By Christian J Meier
In the experimental hall L05-03 of the Technical University of Darmstadt, Grigorios Hatzissawidis shows a video that he recorded with a high-speed camera: water flows around the profile of a boat’s hydrofoil, vortices and bubbles form. “The camera takes up to 20,000 pictures per second,” says the research assistant – an example of how data-intensive research can be. At the Institute for Fluid Systems Technology, Hatzissawidis and his colleagues want to make this flood of data accessible to others.
Because research data potentially benefits not only those who collect it. Others can use them, compare them with their results, and draw new conclusions from them, even years later. For example, the data from the high-speed camera can train an artificial intelligence that predicts the formation of bubbles. This allows you to analyze recordings from simple cameras that record at normal speed.
This refinement of research data to become common knowledge for science is the idea behind the National Research Data Infrastructure (NFDI). Around a thousand researchers from various disciplines are currently setting up this network.
“It shouldn’t just have been a flash in the pan”
York Sure-Vetter, director of the NFDI, describes the situation as follows: “We are drowning in data, but we cannot find it.” There is a lack of interconnected data rooms for science, he says, and means protected virtual places that facilitate the exchange of data across disciplines. For example, if art historians want to find out how old an image is based on the color of it, they could find material-scientific data on the pigments used there.
Since 2020, such data rooms have been created, initially within individual subject areas, 26 consortia have been formed. They are less concerned with the hardware than with the data and competent handling of it. The data get a kind of identity card, says Sure-Vetter. In addition to a unique ID number, there is so-called meta information. “Data has a context without which another researcher cannot understand it,” says Sure-Vetter. “Similar to an Excel column without a heading.” Metadata describe this context with additional information, such as the type and serial number of the measuring device, the uncertainty of measured values or the objective of a sociological survey.
The reality is far from that. Laboratory books, for example, are often still handwritten. They contain important information without which the results of an experiment can hardly be understood. For chemists, the “NFDI4Chem” consortium has developed an electronic laboratory notebook in which the experimental data is supplemented with comments, images, diagrams or the composition of the samples.
Although the advantages are obvious, it is currently not very attractive for scientists to share their data, which is why they hardly prepare them for this purpose. The reputation of a researcher depends above all on publications in classic specialist journals. Researchers also identify with their data, often calling it their “own ideas” or “heart and soul,” as the sociologist Eva Barlösius from the University of Hanover said at an NFDI conference in April. This also inhibits the eagerness to share data.
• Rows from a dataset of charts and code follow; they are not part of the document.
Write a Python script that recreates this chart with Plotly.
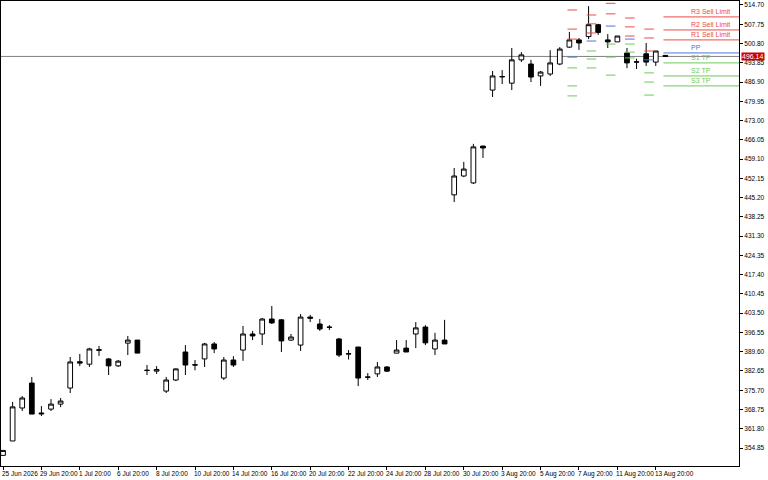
import plotly.graph_objects as go

opens = [352.8,357.4,369.3,378.3,367.5,368.9,370.7,376.5,386.0,385.1,390.1,387.0,384.5,392.7,393.8,382.8,382.6,375.4,379.4,389.5,384.9,387.0,392.4,
         380.1,386.6,390.2,396.0,396.0,401.4,401.1,393.8,392.0,402.1,399.6,398.5,394.2,388.9,391.3,380.5,381.6,384.1,389.1,390.9,396.0,398.5,390.6,393.8,
         446.2,453.0,450.5,463.8,484.0,488.9,486.5,494.9,493.4,489.1,489.8,493.4,499.5,502.1,503.3,507.6,502.1,501.4,497.4,494.2,497.1,494.1,496.5]
highs = [354.0,371.5,373.6,380.5,370.0,372.5,372.9,387.7,388.8,391.0,391.7,387.3,386.6,395.3,393.8,384.8,384.4,380.5,383.6,392.0,386.6,392.8,393.1,
         387.7,388.0,398.9,397.1,401.8,406.1,401.4,396.0,403.2,402.9,401.4,399.2,394.6,390.2,391.3,381.9,385.9,384.4,393.8,393.8,400.3,399.2,396.4,401.1,
         455.9,458.1,464.6,463.9,490.9,491.2,499.2,497.7,494.9,490.9,498.4,499.5,505.0,502.8,514.3,507.9,504.2,503.5,499.2,495.3,501.0,498.1,496.7]
lows = [352.2,357.4,368.2,367.1,366.4,368.2,369.6,374.7,384.4,384.1,388.1,381.2,384.1,388.4,389.1,381.2,381.6,374.7,379.0,381.2,382.9,384.1,389.1,
        379.4,384.1,386.3,393.8,392.0,399.6,389.5,393.5,389.9,400.3,397.1,397.4,387.7,386.8,377.2,379.4,380.5,382.3,389.1,389.5,390.9,392.0,388.4,392.4,
        443.6,452.6,450.1,459.5,481.5,486.2,484.0,494.1,486.9,485.5,489.1,493.0,499.2,498.5,502.4,503.9,499.2,501.4,491.9,491.6,492.7,492.7,495.9]
closes = [354.0,369.7,372.9,367.1,367.2,370.7,371.8,385.9,385.5,390.6,390.3,384.5,386.2,393.8,389.1,382.9,383.2,379.4,383.4,384.8,384.8,392.4,390.6,
          386.6,384.8,396.0,395.3,401.4,400.0,393.5,394.9,402.1,401.7,397.8,398.4,388.4,388.8,380.1,380.4,384.1,382.6,390.2,389.5,398.2,392.8,393.8,392.4,
          453.0,455.5,463.5,463.1,489.1,488.8,494.9,496.7,488.7,490.5,493.8,498.8,502.1,501.0,507.6,504.8,501.4,503.5,493.8,494.1,494.1,498.1,496.14]
opens[0] = 352.2

date_labels = ["25 Jun 2026","29 Jun 20:00","1 Jul 20:00","6 Jul 20:00","8 Jul 20:00","10 Jul 20:00",
               "14 Jul 20:00","16 Jul 20:00","20 Jul 20:00","22 Jul 20:00","24 Jul 20:00","28 Jul 20:00",
               "30 Jul 20:00","3 Aug 20:00","5 Aug 20:00","7 Aug 20:00","11 Aug 20:00","13 Aug 20:00"]
y_ticks = [514.70,507.75,500.80,493.85,486.90,479.95,473.00,466.05,459.10,452.15,445.20,438.25,431.30,
           424.35,417.40,410.45,403.50,396.55,389.60,382.65,375.70,368.75,361.80,354.85]

# historical pivot columns: center bar index, levels R3,R2,R1,PP,S1,S2,S3
pivot_centers = [59.3, 61.3, 63.3, 65.3, 67.3]
pivot_levels = [[512.9,506.0,502.4,495.9,492.0,485.5,481.9],
                [511.1,507.9,504.6,501.7,498.1,495.2,492.0],
                [520.0,515.3,511.5,507.1,500.6,495.9,489.4],
                [510.0,506.8,503.5,502.4,500.6,497.7,495.6],
                [506.0,502.8,498.1,494.9,490.2,486.9,482.2]]
current_names = ["R3 Sell Limit","R2 Sell Limit","R1 Sell Limit","PP","S1 TP","S2 TP","S3 TP"]
current_levels = [510.4,505.7,502.1,497.4,493.8,489.1,485.5]
last_price = 496.14

RED, BLUE, GREEN = "#f04848", "#4f72e0", "#6acb5a"
lvl_colors = [RED, RED, RED, BLUE, GREEN, GREEN, GREEN]
FONT = "Liberation Sans"

x = list(range(len(opens)))
fig = go.Figure()
fig.add_trace(go.Candlestick(x=x, open=opens, high=highs, low=lows, close=closes,
    increasing=dict(line=dict(color="#000000", width=1), fillcolor="#ffffff"),
    decreasing=dict(line=dict(color="#000000", width=1), fillcolor="#000000"),
    whiskerwidth=0, showlegend=False, hoverinfo="skip"))

shapes = []
shapes.append(dict(type="line", xref="paper", x0=0, x1=1, yref="y", y0=last_price, y1=last_price,
                   line=dict(color="#808080", width=1), layer="below"))
for c, lv in zip(pivot_centers, pivot_levels):
    for v, col in zip(lv, lvl_colors):
        shapes.append(dict(type="line", xref="x", x0=c-0.5, x1=c+0.5, yref="y", y0=v, y1=v,
                           line=dict(color=col, width=1)))
annots = []
for name, v, col in zip(current_names, current_levels, lvl_colors):
    shapes.append(dict(type="line", xref="x", x0=68.8, x1=76.7, yref="y", y0=v, y1=v,
                       line=dict(color=col, width=1)))
    annots.append(dict(x=71.5, y=v, xref="x", yref="y", text=name, showarrow=False,
                       xanchor="left", yanchor="bottom", yshift=0,
                       font=dict(size=7, color=col, family=FONT)))
annots.append(dict(x=1.0, y=last_price, xref="paper", yref="y", text="496.14", showarrow=False,
                   xanchor="left", xshift=2, bgcolor="#cc0000", font=dict(size=7, color="white", family=FONT),
                   borderpad=0))
for i, lab in enumerate(date_labels):
    annots.append(dict(x=i*4, y=0, xref="x", yref="paper", text=lab, showarrow=False,
                       xanchor="left", yanchor="top", yshift=-2, xshift=-3,
                       font=dict(size=6.5, color="#000000", family=FONT)))

fig.update_layout(
    width=768, height=480, paper_bgcolor="white", plot_bgcolor="white",
    margin=dict(l=1, r=29, t=1, b=14), shapes=shapes, annotations=annots,
    xaxis=dict(range=[-0.21, 76.67], rangeslider=dict(visible=False), showgrid=False, zeroline=False,
               tickvals=[i*4 for i in range(len(date_labels))], ticktext=[""]*len(date_labels),
               ticks="outside", ticklen=3, tickcolor="#000", showline=True, linecolor="#000", mirror=True),
    yaxis=dict(range=[348.37, 516.14], side="right", showgrid=False, zeroline=False,
               tickvals=y_ticks, ticktext=[f"{v:.2f}" for v in y_ticks], ticks="outside", ticklen=3,
               tickcolor="#000", tickfont=dict(size=6.5, family=FONT, color="#000"),
               showline=True, linecolor="#000", mirror=True),
    font=dict(family=FONT),
)
fig.write_html("out.html", config={"displayModeBar": False},
               post_script="document.body.style.margin='0';document.body.style.overflow='hidden';")
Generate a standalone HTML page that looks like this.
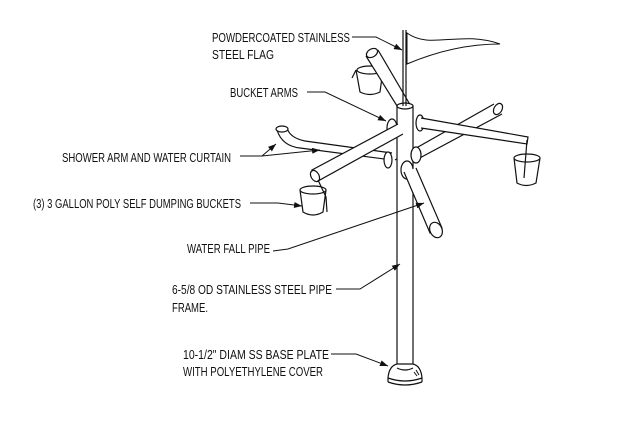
<!DOCTYPE html>
<html><head><style>
html,body{margin:0;padding:0;background:#fff}
svg{display:block}
text{font-family:"Liberation Sans",sans-serif;font-size:13px;fill:#111}
</style></head><body>
<svg width="640" height="428" viewBox="0 0 640 428" xmlns="http://www.w3.org/2000/svg">
<defs><marker id="a" markerWidth="8" markerHeight="6" refX="8" refY="3" orient="auto" markerUnits="userSpaceOnUse"><path d="M0,0 L8,3 L0,6z" fill="#111"/></marker></defs>
<g stroke="#111" stroke-width="1.2" fill="#fff">
<path d="M395,160 L494,104 M401,168 L502,114"/>
<ellipse cx="498" cy="109" rx="4" ry="6" transform="rotate(30 498 109)"/>
<path d="M277,130 Q282,146 300,148 L392,160 M287,128 Q290,138 305,141 L392,153" fill="none"/>
<ellipse cx="282" cy="129" rx="6" ry="3"/>
<path d="M356,70 L360,92 Q370,97 380,92 L383,70" />
<ellipse cx="370" cy="70" rx="13" ry="4"/>
<path d="M356,70 L352,78" fill="none"/>
<path d="M366,56 L402,114 L412,108 L378,50" />
<ellipse cx="372" cy="53" rx="6" ry="4" transform="rotate(-30 372 53)"/>
<rect x="397" y="106" width="16" height="262"/>
<ellipse cx="405" cy="106" rx="8" ry="3"/>
<path d="M403,30 L403,106 M406,30 L406,106" fill="none"/>
<path d="M407,33 C430,50 460,30 500,44 C470,44 440,50 407,64z" stroke-width="1"/>
<ellipse cx="392" cy="128" rx="5" ry="9"/>
<ellipse cx="420" cy="123" rx="4" ry="8"/>
<ellipse cx="388" cy="160" rx="4" ry="8"/>
<ellipse cx="416" cy="155" rx="5" ry="8"/>
<ellipse cx="407" cy="170" rx="6" ry="9"/>
<path d="M421,118 L528,137 L527,144 L421,128"/>
<path d="M514,158 L517,183 Q526,188 536,183 L540,158"/>
<ellipse cx="527" cy="158" rx="13" ry="4"/>
<path d="M527,140 L524,178" fill="none"/>
<path d="M398,124 L312,170 L318,181 L403,134"/>
<ellipse cx="315" cy="176" rx="4" ry="6" transform="rotate(-30 315 176)"/>
<path d="M300,190 L303,212 Q313,218 323,212 L326,190"/>
<ellipse cx="313" cy="190" rx="13" ry="4"/>
<path d="M318,180 L326,197 L327,212" fill="none"/>
<path d="M404,172 L430,233 L442,228 L416,168"/>
<ellipse cx="436" cy="230" rx="6" ry="8" transform="rotate(-25 436 230)"/>
<path d="M388,382 L388,378 Q389,366 397,364 L413,364 Q421,366 422,378 L422,382" />
<path d="M388,382 Q405,388 422,382" fill="none"/>
<path d="M388,378 Q405,384 422,378" fill="none"/>
<path d="M397,368 Q405,372 413,368" fill="none"/>
<path d="M414,372 l3,4 M416,370 l3,5" fill="none" stroke-width="1"/>
</g>
<g stroke="#111" stroke-width="1" fill="none">
<path d="M352,37 L376,37 L402,50" marker-end="url(#a)"/>
<path d="M307,92 L325,92 L386,121" marker-end="url(#a)"/>
<path d="M240,156 L262,156 L276,144" marker-end="url(#a)"/>
<path d="M262,156 L320,150" marker-end="url(#a)"/>
<path d="M250,203 L278,203 L302,206" marker-end="url(#a)"/>
<path d="M273,251 L288,249 L424,203" marker-end="url(#a)"/>
<path d="M336,289 L360,289 L400,264" marker-end="url(#a)"/>
<path d="M331,354 L356,354 L388,366" marker-end="url(#a)"/>
</g>
<text x="212" y="42" textLength="138" lengthAdjust="spacingAndGlyphs">POWDERCOATED STAINLESS</text>
<text x="212" y="59" textLength="62" lengthAdjust="spacingAndGlyphs">STEEL FLAG</text>
<text x="230" y="97" textLength="68" lengthAdjust="spacingAndGlyphs">BUCKET ARMS</text>
<text x="62" y="162" textLength="169" lengthAdjust="spacingAndGlyphs">SHOWER ARM AND WATER CURTAIN</text>
<text x="33" y="208" textLength="208" lengthAdjust="spacingAndGlyphs">(3) 3 GALLON POLY SELF DUMPING BUCKETS</text>
<text x="187" y="253" textLength="83" lengthAdjust="spacingAndGlyphs">WATER FALL PIPE</text>
<text x="172" y="294" textLength="160" lengthAdjust="spacingAndGlyphs">6-5/8 OD STAINLESS STEEL PIPE</text>
<text x="172" y="312" textLength="36" lengthAdjust="spacingAndGlyphs">FRAME.</text>
<text x="183" y="359" textLength="146" lengthAdjust="spacingAndGlyphs">10-1/2" DIAM SS BASE PLATE</text>
<text x="183" y="376" textLength="140" lengthAdjust="spacingAndGlyphs">WITH POLYETHYLENE COVER</text>
</svg>
</body></html>
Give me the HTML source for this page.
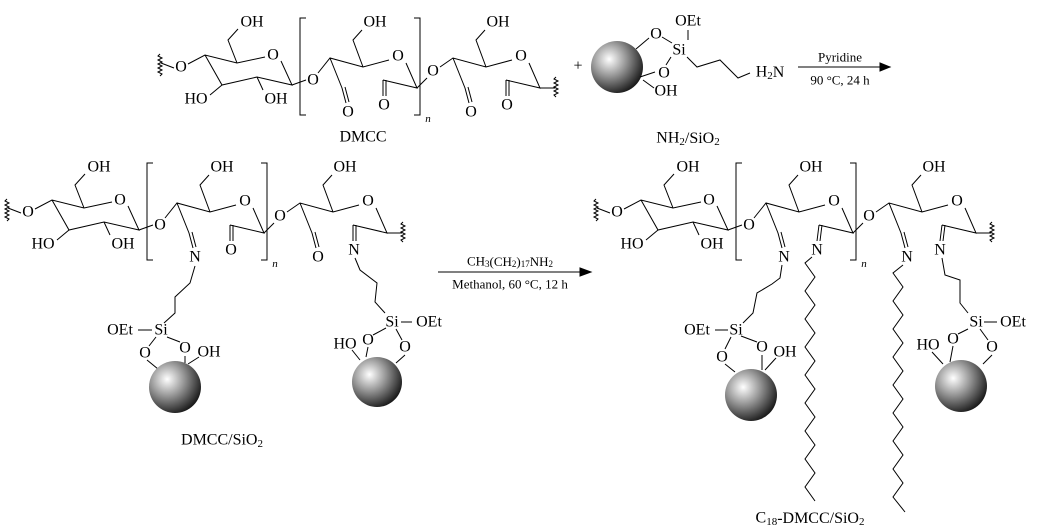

Sure-Vetter calls the willingness to do so the “biggest hurdle”. It needs a culture change. This includes the fact that a shared data set contributes to a researcher’s reputation just as much as a conventional specialist publication.
But data security, data protection, licensing and copyright aspects are also key so that researchers can develop trust in the new infrastructure, emphasizes Canan Hastik, an expert for research data at TU Darmstadt. “The principle of freedom of research requires that nobody with a commercial interest may have access to the data,” says the data manager, who is involved in two NFDI consortia. Personal data, for example from social science surveys, would only be made accessible via “complex access models” that take into account anonymization and other data protection guidelines, explains Hastik.
Sure-Vetter emphasizes that it is just as important to provide researchers with the digital skills to prepare research data in such a way that they can be found. At the TU Darmstadt, they start with the bachelor’s degree courses. In a “digitization internship”, students build the digital 3D model of a Lego car. Every digital component is enriched with data: what does it cost, how much does it weigh, what color is it? “The students learn how to generate added value by linking this data,” explains research assistant Philipp Wetterich. For example, how to put together a lightweight vehicle that is as inexpensive as possible.
But the culture change is profound and will hardly take place within a few years. This could become a problem for the NFDI. Because the federal and state governments are initially only funding the project until 2028. The researchers who are building the infrastructure are concerned about the continuation. “The consortia have done enormous development work in the first three years,” says Sure-Vetter. “It shouldn’t just have been a flash in the pan.”